__Directive__
Copy every line of the following data that includes the string "page".

--- Given material ---

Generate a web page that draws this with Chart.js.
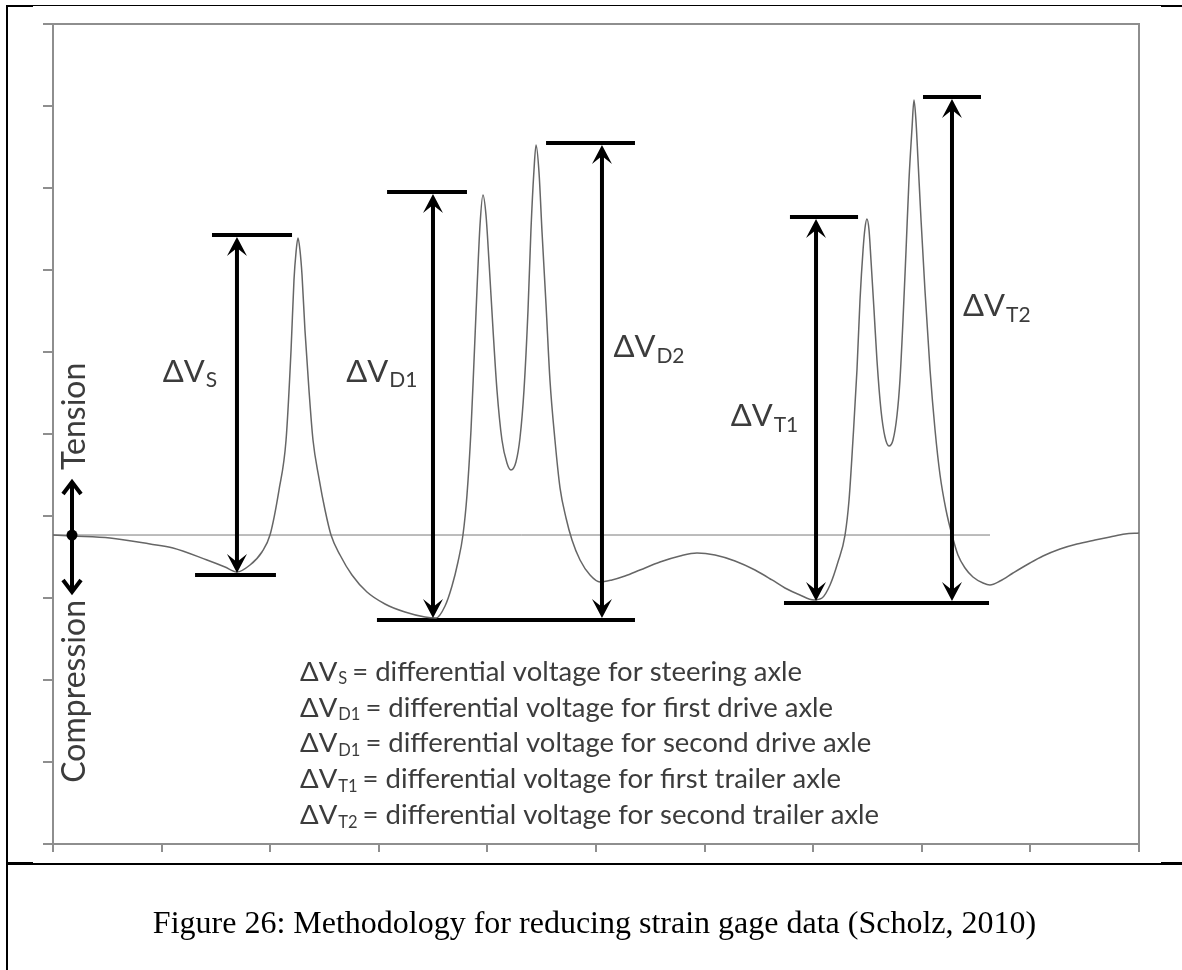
<!DOCTYPE html>
<html>
<head>
<meta charset="utf-8">
<title>Strain gage data reduction</title>
<script src="https://cdn.jsdelivr.net/npm/chart.js@4.4.1/dist/chart.umd.min.js"></script>
<style>
  html, body { margin: 0; padding: 0; background: #fff; }
  #page { position: relative; width: 1182px; height: 970px; overflow: hidden; background: #fff; }
  #graph { position: absolute; left: 0; top: 0; }
  .rule { position: absolute; background: #000; }
  #caption {
    position: absolute; left: 7px; right: 0; top: 906px;
    font: 32px "Liberation Serif", "Times New Roman", serif;
    line-height: 32px; text-align: center; color: #000;
  }
</style>
</head>
<body>
<div id="page">
  <canvas id="graph" width="1182" height="970"></canvas>
  <!-- table rules around the figure -->
  <div class="rule" style="left:6px; top:5px; width:2px; height:965px"></div>
  <div class="rule" style="left:6px; top:5px; width:1176px; height:1px"></div>
  <div class="rule" style="left:6px; top:5px; width:27px; height:2px"></div>
  <div class="rule" style="left:1161px; top:5px; width:21px; height:2px"></div>
  <div class="rule" style="left:6px; top:863px; width:1176px; height:2px"></div>
  <div class="rule" style="left:6px; top:862px; width:27px; height:3px"></div>
  <div class="rule" style="left:1161px; top:862px; width:21px; height:3px"></div>
  <div id="caption">Figure 26: Methodology for reducing strain gage data (Scholz, 2010)</div>
</div>
<script>
// gage trace, time vs output (arbitrary units)
const sampleTime = [
  0.000, 0.175, 0.525, 0.893, 1.105, 1.418, 1.584, 1.694, 1.814, 1.924,
  1.998, 2.081, 2.146, 2.192, 2.219, 2.238, 2.256, 2.274, 2.293, 2.320,
  2.357, 2.394, 2.449, 2.505, 2.560, 2.643, 2.753, 2.891, 3.057, 3.241,
  3.425, 3.527, 3.610, 3.674, 3.729, 3.775, 3.812, 3.849, 3.877, 3.904,
  3.932, 3.959, 3.987, 4.015, 4.052, 4.088, 4.134, 4.180, 4.217, 4.263,
  4.300, 4.337, 4.374, 4.401, 4.429, 4.448, 4.475, 4.503, 4.540, 4.576,
  4.622, 4.669, 4.724, 4.779, 4.853, 4.945, 5.037, 5.147, 5.267, 5.405,
  5.589, 5.773, 5.930, 6.096, 6.280, 6.464, 6.621, 6.740, 6.878, 7.007,
  7.081, 7.155, 7.228, 7.293, 7.330, 7.366, 7.403, 7.431, 7.459, 7.477,
  7.495, 7.514, 7.532, 7.560, 7.587, 7.624, 7.661, 7.698, 7.735, 7.772,
  7.799, 7.827, 7.855, 7.882, 7.910, 7.928, 7.947, 7.965, 7.993, 8.029,
  8.076, 8.122, 8.168, 8.223, 8.278, 8.333, 8.398, 8.471, 8.564, 8.628,
  8.720, 8.840, 8.996, 9.116, 9.273, 9.429, 9.595, 9.733, 9.871, 10.000
];
const gageOutput = [
  3.768, 3.756, 3.732, 3.659, 3.610, 3.463, 3.378, 3.317, 3.402, 3.561,
  3.768, 4.317, 4.927, 6.024, 6.878, 7.220, 7.390, 7.244, 6.939, 6.268,
  5.537, 4.927, 4.463, 4.073, 3.768, 3.524, 3.280, 3.073, 2.927, 2.829,
  2.768, 2.756, 2.902, 3.146, 3.439, 3.768, 4.256, 5.049, 5.902, 6.756,
  7.549, 7.915, 7.671, 7.098, 6.268, 5.537, 4.927, 4.646, 4.561, 4.659,
  4.951, 5.537, 6.512, 7.488, 8.220, 8.524, 8.195, 7.463, 6.573, 5.659,
  4.927, 4.341, 3.976, 3.707, 3.463, 3.280, 3.195, 3.220, 3.268, 3.341,
  3.439, 3.512, 3.549, 3.524, 3.451, 3.341, 3.220, 3.122, 3.037, 2.976,
  3.000, 3.159, 3.439, 3.768, 4.195, 4.927, 5.780, 6.634, 7.244, 7.512,
  7.622, 7.488, 7.122, 6.512, 5.902, 5.293, 4.963, 4.854, 4.927, 5.232,
  5.659, 6.390, 7.244, 8.098, 8.732, 9.073, 8.805, 8.341, 7.610, 6.756,
  5.780, 5.049, 4.500, 4.073, 3.768, 3.524, 3.366, 3.256, 3.183, 3.159,
  3.207, 3.305, 3.427, 3.512, 3.598, 3.659, 3.707, 3.744, 3.780, 3.793
];

// zero-strain reference
const zeroLevel = 3.768;
const zeroLineEnd = 8.628;

// one differential per axle
const axleSubs = ['S', 'D1', 'D2', 'T1', 'T2'];
const arrowTime = [1.694, 3.499, 5.055, 7.026, 8.278];
const peakLevel = [7.427, 7.951, 8.549, 7.646, 9.110];
const troughLevel = [3.280, 2.732, 2.732, 2.939, 2.939];
const peakBarFrom = [1.464, 3.076, 4.540, 6.786, 8.011];
const peakBarTo = [2.201, 3.812, 5.359, 7.413, 8.545];
const labelTime = [1.010, 2.700, 5.160, 6.240, 8.380];
const labelLevel = [5.76, 5.76, 6.06, 5.22, 6.56];

// trough bars (steering, drive tandem, trailer tandem)
const troughBarLevel = [3.280, 2.732, 2.939];
const troughBarFrom = [1.308, 2.983, 6.731];
const troughBarTo = [2.053, 5.359, 8.619];

// tension / compression marker
const signTime = 0.175;
const signUp = 4.415;
const signDown = 3.073;

const legendSubs = ['S', 'D1', 'D1', 'T1', 'T2'];
const legendText = [
  'differential voltage for steering axle',
  'differential voltage for first drive axle',
  'differential voltage for second drive axle',
  'differential voltage for first trailer axle',
  'differential voltage for second trailer axle'
];

const AXIS_GREY = '#8e8e8e';
const INK = '#3c3c3c';
const FONT = 'Lato, "Open Sans", sans-serif';

function segment(x0, x1, y) {
  return [{ x: x0, y: y }, { x: x1, y: y }];
}

const datasets = [];
datasets.push({
  data: sampleTime.map((t, i) => ({ x: t, y: gageOutput[i] })),
  borderColor: '#666',
  borderWidth: 1.5,
  pointRadius: 0,
  cubicInterpolationMode: 'monotone'
});
datasets.push({
  data: segment(0, zeroLineEnd, zeroLevel),
  borderColor: '#7a7a7a',
  borderWidth: 1,
  pointRadius: 0
});
peakLevel.forEach((lv, i) => {
  datasets.push({
    data: segment(peakBarFrom[i], peakBarTo[i], lv),
    borderColor: '#000',
    borderWidth: 4,
    pointRadius: 0
  });
});
troughBarLevel.forEach((lv, i) => {
  datasets.push({
    data: segment(troughBarFrom[i], troughBarTo[i], lv),
    borderColor: '#000',
    borderWidth: 4,
    pointRadius: 0
  });
});

function stealthHead(ctx, x, tip, dir) {
  // dir -1 points up, +1 points down
  const len = 19, half = 10, notch = 11;
  ctx.beginPath();
  ctx.moveTo(x, tip);
  ctx.lineTo(x - half, tip - dir * len);
  ctx.lineTo(x, tip - dir * notch);
  ctx.lineTo(x + half, tip - dir * len);
  ctx.closePath();
  ctx.fill();
}

function chevron(ctx, x, tip, dir) {
  ctx.beginPath();
  ctx.moveTo(x - 9, tip - dir * 12);
  ctx.lineTo(x, tip);
  ctx.lineTo(x + 9, tip - dir * 12);
  ctx.stroke();
}

function deltaV(ctx, x, y, sub, size, subSize, drop) {
  ctx.font = size + 'px ' + FONT;
  ctx.textBaseline = 'middle';
  ctx.textAlign = 'left';
  ctx.fillText('\u0394V', x, y);
  const w = ctx.measureText('\u0394V').width;
  ctx.font = subSize + 'px ' + FONT;
  ctx.fillText(sub, x + w + 1, y + drop);
  return x + w + 1 + ctx.measureText(sub).width;
}

const markup = {
  id: 'markup',
  beforeDatasetsDraw(chart) {
    const { ctx, chartArea: a } = chart;
    ctx.save();
    ctx.strokeStyle = AXIS_GREY;
    ctx.lineWidth = 2;
    ctx.beginPath();
    ctx.moveTo(a.left, a.top);
    ctx.lineTo(a.right, a.top);
    ctx.lineTo(a.right, a.bottom);
    ctx.stroke();
    ctx.restore();
  },
  afterDatasetsDraw(chart) {
    const { ctx, chartArea: a } = chart;
    const xs = chart.scales.x, ys = chart.scales.y;
    ctx.save();

    // dimension arrows
    ctx.fillStyle = '#000';
    ctx.strokeStyle = '#000';
    ctx.lineWidth = 4;
    arrowTime.forEach((t, i) => {
      const x = xs.getPixelForValue(t);
      const yTop = ys.getPixelForValue(peakLevel[i]) + 2;
      const yBot = ys.getPixelForValue(troughLevel[i]) - 2;
      ctx.beginPath();
      ctx.moveTo(x, yTop + 10);
      ctx.lineTo(x, yBot - 10);
      ctx.stroke();
      stealthHead(ctx, x, yTop, -1);
      stealthHead(ctx, x, yBot, 1);
    });

    // tension / compression marker
    const sx = xs.getPixelForValue(signTime);
    const sUp = ys.getPixelForValue(signUp);
    const sDn = ys.getPixelForValue(signDown);
    const s0 = ys.getPixelForValue(zeroLevel);
    ctx.lineWidth = 4;
    ctx.lineJoin = 'miter';
    ctx.beginPath();
    ctx.moveTo(sx, sUp + 1);
    ctx.lineTo(sx, sDn - 1);
    ctx.stroke();
    chevron(ctx, sx, sUp, -1);
    chevron(ctx, sx, sDn, 1);
    ctx.beginPath();
    ctx.arc(sx, s0, 5.5, 0, Math.PI * 2);
    ctx.fill();

    // axle labels
    ctx.fillStyle = INK;
    axleSubs.forEach((sub, i) => {
      deltaV(ctx, xs.getPixelForValue(labelTime[i]), ys.getPixelForValue(labelLevel[i]),
        sub, 31, 21, 9);
    });

    // rotated side labels
    ctx.font = '32px ' + FONT;
    ctx.textBaseline = 'middle';
    ctx.save();
    ctx.translate(sx + 3, sUp - 12);
    ctx.rotate(-Math.PI / 2);
    ctx.textAlign = 'left';
    ctx.fillText('Tension', 0, 0);
    ctx.restore();
    ctx.save();
    ctx.translate(sx + 3, sDn + 8);
    ctx.rotate(-Math.PI / 2);
    ctx.textAlign = 'right';
    ctx.fillText('Compression', 0, 0);
    ctx.restore();

    // key below the trace
    const keyX = a.left + 247;
    const keyY = a.top + 648;
    legendSubs.forEach((sub, i) => {
      const y = keyY + i * 35.8;
      ctx.fillStyle = INK;
      const end = deltaV(ctx, keyX, y, sub, 27.5, 16.5, 7);
      ctx.font = '27.5px ' + FONT;
      ctx.fillText('= ' + legendText[i], end + 5, y);
    });

    ctx.restore();
  }
};

const scaleBase = {
  type: 'linear',
  min: 0,
  max: 10,
  ticks: { display: false, stepSize: 1 },
  border: { color: AXIS_GREY, width: 2 },
  grid: { drawOnChartArea: false, drawTicks: true, color: AXIS_GREY, lineWidth: 2 }
};

new Chart(document.getElementById('graph'), {
  type: 'line',
  data: { datasets: datasets },
  options: {
    responsive: false,
    animation: false,
    events: [],
    layout: { padding: { left: 43, top: 24, right: 43, bottom: 118 } },
    plugins: { legend: { display: false }, tooltip: { enabled: false } },
    scales: {
      x: Object.assign({}, scaleBase, {
        grid: Object.assign({}, scaleBase.grid, { tickLength: 8 }),
        afterFit(scale) { scale.height = 8; }
      }),
      y: Object.assign({}, scaleBase, {
        grid: Object.assign({}, scaleBase.grid, { tickLength: 10 }),
        afterFit(scale) { scale.width = 10; }
      })
    }
  },
  plugins: [markup]
});
</script>
</body>
</html>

---

__Task solution__
Generate a web page that draws this with Chart.js.
  #page { position: relative; width: 1182px; height: 970px; overflow: hidden; background: #fff; }
<div id="page">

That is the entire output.